また、クエン酸を添加した場合と比較して、クエン酸の塩を添加した食肉加工品は、保水性が高く、しっとりとした食感の食肉加工品を得ることができた。また、離水は加熱時に生じていることがわかった。
【0050】
[試験例4:鶏むね肉における各種キレート剤の赤変防止効果]
キレート剤としてクエン酸、クエン酸三ナトリウム、クエン酸カルシウム、クエン酸カリウム、グルコン酸、グルコン酸ナトリウム、グルコン酸カルシウム、グルコン酸カリウムを用いたモデルハムについての赤変防止効果を検証した。表4に示す配合にて、鶏むね肉のモデルハムを製造した。製造方法は、試験例1と同様に行った。また、評価は、試験3と同様に、発色評価、カット部のpH、保水性、加熱損失を評価した。ただし、評価については、保存後50日目とした。
【0051】
【表4】
【0052】
試験例4より、鶏むね肉の食肉加工品にクエン酸又はその塩、グルコン酸又はその塩を添加すると、保存中の食肉加工品における赤色の擬似発色を抑制することができることがわかった。また、グルコン酸又はその塩と比較して、クエン酸又はその塩は、赤変防止効果に優れることがわかった。但し、グルコン酸カルシウムは、優れた赤変防止効果を示した。

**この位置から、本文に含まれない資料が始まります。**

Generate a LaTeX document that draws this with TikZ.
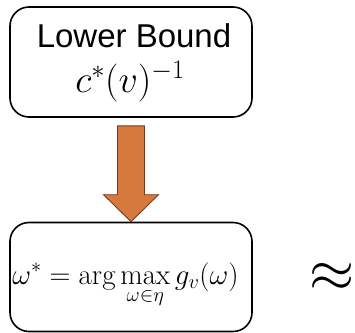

また、クエン酸を添加した場合と比較して、クエン酸の塩を添加した食肉加工品は、保水性が高く、しっとりとした食感の食肉加工品を得ることができた。また、離水は加熱時に生じていることがわかった。
【産業上の利用可能性】
【0053】
本発明の食肉の赤変防止剤及び食肉加工品の赤変防止方法は、ハム、ソーセージなどの食肉原料を含む食肉加工品に好適に利用することができる。